By Bellezza @bellezzamjs
Swimming to Elba by Silvia Avallone   I can't remember when I've had a more visceral reaction to a novel. It's taken me more than a week to read Swimming to Elba because I was soaking in each of the 308 pages, feeling the heat on the cement courtyard of the public housing project where families live in 850 square foot apartments. They empty the water from the pasta pot for lunch, they shout at children, they ignore the needles and the urine which is perfectly normal to see on the public stairways. The men work at the Lucchini Steelworks in Piombino, across from Elba, and in the evening some of them gamble. Or, go to striptease shows at the Gilda. Or, come home and beat their wives or children.   Swimming to Elba by Silvia Avallone  
What does it mean to grow up in a complex of four big tenements shedding sections of balconies and chunks of asbestos into a courtyard where little kids play alongside older kids dealing drugs and old people who reek of decay? What kind of vision do you get of the world in a place where it's normal not to go anywhere on vacation, not to know anything about the world, to never read the newspaper, to never read a book, and that's just how life is? The two of them, in this place, sought each other out, chose each other. (p. 25)
In the midst of this environment live Anna and Francesca, two thirteen year old girls who have a relationship beyond the closeness one would find in friends. It is almost beyond the relationship one would find in sisters. They are inseparable. They are beautiful.

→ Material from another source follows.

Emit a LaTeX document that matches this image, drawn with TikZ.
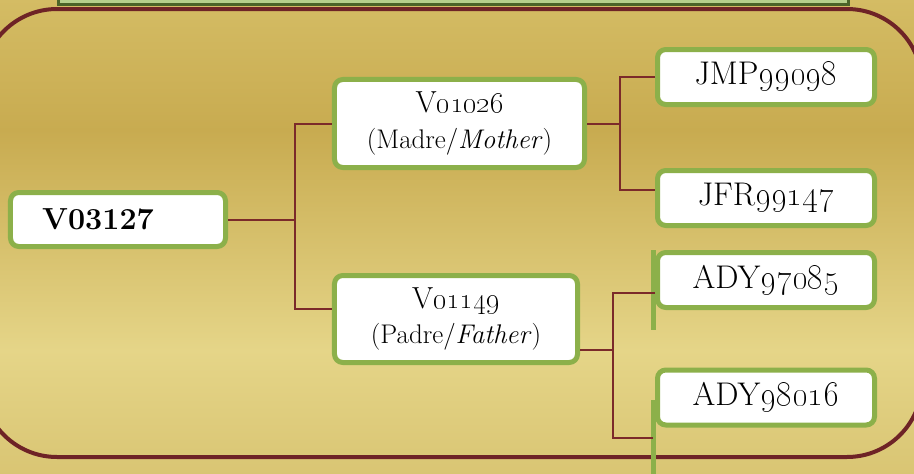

They are unto one another, with a dream, as many other residents who live in Piombino feel, of one day swimming to Elba.   Swimming to Elba by Silvia Avallone  
But a divide comes into their friendship, and they separate. Anna begins to date Mattia, her brother's Alessio's older friend. Francesca clings to Lisa, the dumpy, unloved one in their community. No longer do the run into the salty sea water, visit their hiding place where the abandoned cats come for a picnic they have brought, or pose in front of mirrors together wearing an excess of make up and a scanty amount of clothing. No longer do they help each other bear the fact that Francesca's father beats her, and Anna's father is a hopeless gambler.  Only when a terrible tragedy occurs can they find a solution. Because for them, this sentence is true: "The fact is, you alone aren't enough for you."(p.220)
I loved this book.
Swimming to Elba by Silvia Avallone   Silvia Avallone is a published poet who was born in Biella, Italy, in 1984 and now lives in Bologna. This first novel--published in Italy as Acciaio--won second place in the 2010 Strega Prize competition, was a #1 bestseller in Italy, and rights have been sold in twenty languages.